Quick Betty, Cover Junior’s Eyes!
From 2002 to 2003, we seemed to have sex on the brain. Some high (or low) lights:
» To promote “proper care of the family jewels,” “Healthy Hiking for Men” (5/02) delves into unsavory topics such as rashes, testicular torsion, and chafing. For the latter, it introduces the (drumroll, please) Bandanna Harness: “Fold a bandanna into a band, hook the middle under your genitals, lift up, and tuck ends into the front of your waistband.” Our deepest regrets.

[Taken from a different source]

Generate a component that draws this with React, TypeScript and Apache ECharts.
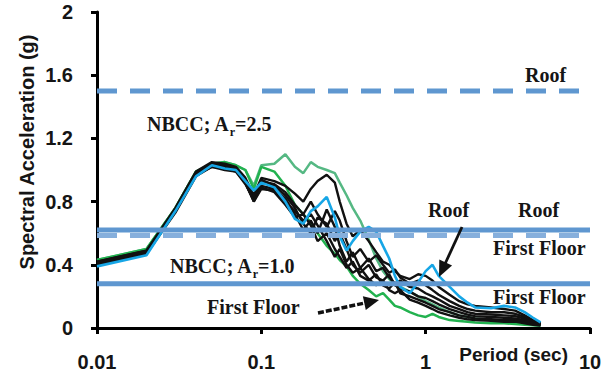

» In our “6 Steps to Better Outdoor Sex” (12/03), our advice ranged from the obvious (“Pack a pad for whoever’s on bottom.”) to the graphic (“Have fleece handy to protect whoever’s leaning against the tree. Bark leaves a mean burn.”) to the leave-more-trace-ish (“Grease up: Before swimming, apply something unscented, clear, waterbased, and glycerin-free.”).
» Even readers got into the act: “My wife’s concerned I might meet a hot chick on the trail and have a wild affair,” wrote Tom (8/02). “I try to reassure her that it would never happen.” Not while you’re wearing the Bandanna Harness, Tom! But rest easy, Mrs. Tom: In a followup poll, a mere one in 10 BACKPACKER readers reported having sex with a stranger on the trail.
Cross a Hot Desert
Start acclimatizing to heat one month before your trip. Exercise midday, slowly building the workout’s length and intensity. Plan for eight liters of fluid a day; bring sports-drink powder to replace electrolytes. Cover skin with light-colored clothing, and wear a brimmed hat. Your goal: Avoid dehydration or heatstroke.